I am more than ok with the idea of Adoption. There are so many children in our nation and in this world who are already inneed a stable, loving home environment. I have no doubt that Ryan and I can provide that. Most of the time, I’m even alright with the crazy process that we have to walk through. Today isn’t one of those days. Typically there is an excitement in my heart for what will one day “be”. Today there is hurt & frustration. Today is a day that I’ve really struggled with “why?”
The land of “why?” is a dangerous place to be. One can easily get lost there and lose sight of the end result. Having a child. Being a family of 2 grow into a family of 3. …Being a mom. I don’t know why it’s so important to me to be a mom, all I know is that it must be a desire that God has put into my heart. I can’t imagine Him putting this desire in my heart and then it never coming to be. Yet, admittedly, some days it still feels impossible. The end result is what makes the craziness of the process worth it. Dreaming about that first moment we are matched… and the first moment we meet our child makes every single day on this roller coaster adventure worth it. It even makes the hard days like today worth it. I try not to let myself get too lost in the why. I need to know that I’ll quickly find my way back. I know I just need to write it out of me. Writing is on one of the ways God has given me to process my emotions. I guess that’s why I’m here.
For the life of me, I cannot understand why Adoption has to be so difficult and so overwhelmingly expensive for middle class America. Over 60% of couples consider adoption, yet less than 2% actually adopt because of the expense involved. Well-intentioned people talk to me nearly every day about a woman who is expecting a child and just “doesn’t want it”. They tell me about babies that they know who were born addicted to drugs and are living in sub-par conditions at best. I hear stories of grandparents being overwhelmed while raising 3, 4, 5… sometimes even more of their grandchildren and then finding out another is on the way.
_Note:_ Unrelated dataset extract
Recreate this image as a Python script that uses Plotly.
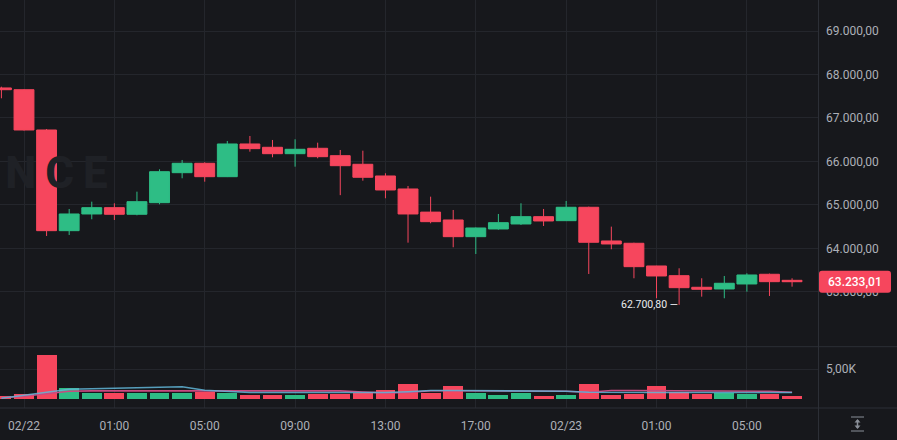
import plotly.graph_objects as go

# ---------------- data ----------------
idx = list(range(-1, 35))  # candle index, 0 = "02/22" candle (1h candles)
opens = [67690, 67650, 66723, 64407, 64791, 64936, 64784, 65051, 65741, 65957,
         65649, 66401, 66325, 66178, 66302, 66132, 65934, 65665, 65366, 64834,
         64653, 64269, 64446, 64561, 64729, 64637, 64945, 64170, 64117, 63595,
         63372, 63105, 63066, 63181, 63404, 63265]
highs = [67719, 67660, 66746, 64906, 65074, 65037, 65304, 65819, 66033, 65980,
         66470, 66585, 66493, 66509, 66431, 66263, 66247, 65727, 65435, 65189,
         64883, 64480, 64791, 65037, 64906, 65090, 64960, 64500, 64130, 63600,
         63542, 63312, 63365, 63427, 63420, 63312]
lows = [67452, 66710, 64285, 64308, 64669, 64653, 64760, 65014, 65612, 65534,
        65640, 66224, 66095, 65879, 66072, 65224, 65557, 65152, 64131, 64577,
        64025, 63871, 64430, 64538, 64515, 64630, 63411, 63979, 63312, 62852,
        62700.80, 62889, 62852, 63004, 62905, 63119]
closes = [67650, 66723, 64407, 64791, 64936, 64784, 65074, 65764, 65957, 65649,
          66401, 66294, 66178, 66279, 66109, 65902, 65635, 65343, 64791, 64614,
          64269, 64469, 64591, 64729, 64630, 64945, 64140, 64101, 63579, 63365,
          63096, 63059, 63197, 63388, 63234, 63233.01]
volumes = [550, 950, 7330, 1950, 1000, 1000, 1000, 1000, 1000, 1200,
           1050, 780, 670, 780, 830, 950, 1110, 1610, 2610, 1110,
           2220, 1050, 780, 1110, 550, 670, 2500, 780, 950, 2170,
           1220, 950, 1110, 950, 950, 500]
vol_ma_fast = [170, 670, 1170, 1670, 1750, 1830, 1920, 2000, 2080, 1500,
               1250, 1120, 1120, 1120, 1120, 1120, 1120, 1120, 1250, 1450,
               1450, 1450, 1450, 1450, 1450, 1330, 1170, 1120, 1120, 1120,
               1120, 1120, 1120, 1120, 1120, 1120]
vol_ma_slow = [250, 500, 920, 1330, 1380, 1380, 1380, 1380, 1380, 1380,
               1380, 1380, 1380, 1380, 1380, 1380, 1200, 1050, 1120, 1420,
               1420, 1420, 1420, 1420, 1420, 1330, 1170, 1450, 1450, 1450,
               1450, 1450, 1450, 1450, 1330, 1170]
time_tick_pos = [0, 4, 8, 12, 16, 20, 24, 28, 32]
time_tick_labels = ["02/22", "01:00", "05:00", "09:00", "13:00", "17:00", "02/23", "01:00", "05:00"]
price_ticks = [63000, 64000, 65000, 66000, 67000, 68000, 69000]
vol_ticks = [5000]
vol_tick_labels = ["5,00K"]
watermark = "NCE"

# ---------------- style ----------------
W, H = 897, 440
BG = "#17181c"
GRID = "#24262c"
SEP = "#2c2f36"
UP = "#2ebd85"
DOWN = "#f6465d"
TXT = "#adb0b8"
FONT = "Roboto"

X_RANGE = [-1.0624, 35.148]
P_RANGE = [61738, 69713]
V_RANGE = [-1467, 8702]
X_DOM = [0, 818 / W]
P_DOM = [1 - 346.7 / H, 1]
V_DOM = [1 - 408 / H, 1 - 347 / H]


def fmt_eu(v):
    s = f"{v:,.2f}"
    return s.replace(",", "X").replace(".", ",").replace("X", ".")


def price_to_paper(v):
    f = (v - P_RANGE[0]) / (P_RANGE[1] - P_RANGE[0])
    return P_DOM[0] + f * (P_DOM[1] - P_DOM[0])


vol_colors = [UP if c >= o else DOWN for o, c in zip(opens, closes)]

fig = go.Figure()

# watermark (behind candles)
fig.add_trace(go.Scatter(
    x=[-0.83], y=[65640], mode="text", text=["\u2009".join(watermark)],
    textposition="middle right",
    textfont=dict(family=FONT, size=44, color="#1f2126", weight=800),
    hoverinfo="skip", showlegend=False, xaxis="x", yaxis="y"))

fig.add_trace(go.Candlestick(
    x=idx, open=opens, high=highs, low=lows, close=closes,
    increasing=dict(line=dict(color=UP, width=1), fillcolor=UP),
    decreasing=dict(line=dict(color=DOWN, width=1), fillcolor=DOWN),
    whiskerwidth=0, showlegend=False, xaxis="x", yaxis="y"))

fig.add_trace(go.Bar(
    x=idx, y=volumes, marker=dict(color=vol_colors, line=dict(width=0)),
    width=0.88, showlegend=False, xaxis="x2", yaxis="y2"))
fig.add_trace(go.Scatter(
    x=idx, y=vol_ma_slow, mode="lines", line=dict(color="#c94a80", width=1.6),
    showlegend=False, xaxis="x2", yaxis="y2"))
fig.add_trace(go.Scatter(
    x=idx, y=vol_ma_fast, mode="lines", line=dict(color="#62b6d8", width=1.6),
    opacity=0.85, showlegend=False, xaxis="x2", yaxis="y2"))

axis_common = dict(showline=False, zeroline=False, ticks="")
fig.update_layout(
    width=W, height=H, margin=dict(l=0, r=0, t=0, b=0),
    paper_bgcolor=BG, plot_bgcolor=BG,
    separators=",.",
    font=dict(family=FONT, size=12, color=TXT),
    boxgap=0.12, boxgroupgap=0,
    bargap=0,
    xaxis=dict(domain=X_DOM, range=X_RANGE, anchor="y", showticklabels=False,
               tickvals=time_tick_pos, showgrid=True, gridcolor=GRID,
               rangeslider=dict(visible=False), **axis_common),
    yaxis=dict(domain=P_DOM, range=P_RANGE, anchor="x", side="right",
               tickvals=price_ticks, tickformat=",.2f", showgrid=True, gridcolor=GRID,
               ticklabelstandoff=7, **axis_common),
    xaxis2=dict(domain=X_DOM, range=X_RANGE, anchor="y2", matches="x",
                tickvals=time_tick_pos, ticktext=time_tick_labels,
                showgrid=True, gridcolor=GRID, ticklabelstandoff=9, **axis_common),
    yaxis2=dict(domain=V_DOM, range=V_RANGE, anchor="x2", side="right",
                tickvals=vol_ticks, ticktext=vol_tick_labels, showgrid=True,
                gridcolor=GRID, ticklabelstandoff=7, **axis_common),
)

shapes = []
# pane separators
for yp in [346.7, 408]:
    shapes.append(dict(type="line", xref="paper", yref="paper", x0=0, x1=1,
                       y0=1 - yp / H, y1=1 - yp / H, line=dict(color=SEP, width=1)))
shapes.append(dict(type="line", xref="paper", yref="paper", x0=818.5 / W, x1=818.5 / W,
                   y0=0, y1=1, line=dict(color=SEP, width=1)))

# last price box (rounded)
last = closes[-1]
yc = price_to_paper(last)
hh = 11 / H
x0, x1 = 819 / W, 891 / W
y0, y1 = yc - hh, yc + hh
rx, ry = 3 / W, 3 / H
path = (f"M{x0+rx},{y1} L{x1-rx},{y1} Q{x1},{y1} {x1},{y1-ry} L{x1},{y0+ry} "
        f"Q{x1},{y0} {x1-rx},{y0} L{x0+rx},{y0} Q{x0},{y0} {x0},{y0+ry} "
        f"L{x0},{y1-ry} Q{x0},{y1} {x0+rx},{y1} Z")
shapes.append(dict(type="path", xref="paper", yref="paper", path=path,
                   fillcolor=DOWN, line=dict(width=0), layer="above"))

# resize icon bottom-right
ic = "#8a8f98"
shapes.append(dict(type="line", xref="paper", yref="paper", x0=851 / W, x1=864 / W,
                   y0=1 - 417 / H, y1=1 - 417 / H, line=dict(color=ic, width=1)))
shapes.append(dict(type="line", xref="paper", yref="paper", x0=851 / W, x1=864 / W,
                   y0=1 - 431 / H, y1=1 - 431 / H, line=dict(color=ic, width=1)))
shapes.append(dict(type="line", xref="paper", yref="paper", x0=857.5 / W, x1=857.5 / W,
                   y0=1 - 420 / H, y1=1 - 428 / H, line=dict(color=ic, width=1.5)))
shapes.append(dict(type="path", xref="paper", yref="paper",
                   path=f"M{854.5/W},{1-422.5/H} L{857.5/W},{1-419/H} L{860.5/W},{1-422.5/H} Z",
                   fillcolor=ic, line=dict(width=0)))
shapes.append(dict(type="path", xref="paper", yref="paper",
                   path=f"M{854.5/W},{1-425.5/H} L{857.5/W},{1-429/H} L{860.5/W},{1-425.5/H} Z",
                   fillcolor=ic, line=dict(width=0)))
fig.update_layout(shapes=shapes)

# annotations
lo_i = min(range(len(lows)), key=lambda k: lows[k])
fig.add_annotation(x=idx[lo_i], y=lows[lo_i], xref="x", yref="y",
                   text=fmt_eu(lows[lo_i]) + " —", showarrow=False,
                   xanchor="right", yanchor="middle", xshift=1,
                   font=dict(family=FONT, size=10.5, color="#eaecef"))
fig.add_annotation(x=855 / W, y=last, xref="paper", yref="y",
                   text=fmt_eu(last), showarrow=False, xanchor="center", yanchor="middle",
                   font=dict(family=FONT, size=12, color="#ffffff", weight=500))

fig.write_html("out.html")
He has a plan. I do believe that these stories have contributed to me having some terrible anxiety attacks because at this point, my hands are tied to the process. There isn’t really anything I can do. My heart is breaking and there isn’t anything we can do because we don’t have the money to do what’s needed. Most often, the children I hear about are still with parents and guardians who have custody, so my heart can’t even consider bringing them into our family.
I don’t need to have the experience of having a baby grow inside of me. I don’t need to share my DNA with another human. I just want to be able to give the love that I have welling up inside of my heart to a child who needs to be loved by a mother and father who would do anything to love and protect them. I want so desperately to be a mother to a child who needs me just as much as I need and want them. Why does this process have to be SO long, SO hard and SO expensive when there are babies and children out there RIGHT NOW who need to be loved…and children who need a family? There are families who are waiting to love those children. We are one of them.
People have judged us for our decision to adopt through a private agency rather than going through foster care. I think foster care is a wonderful, beautiful thing. Maybe one day that will be the direction we feel God calling us to. But for now, it isn’t. It was an extremely difficult decision to make, but I know that at this point in our lives we are on the path that we’ve been called to. We are where we need to be.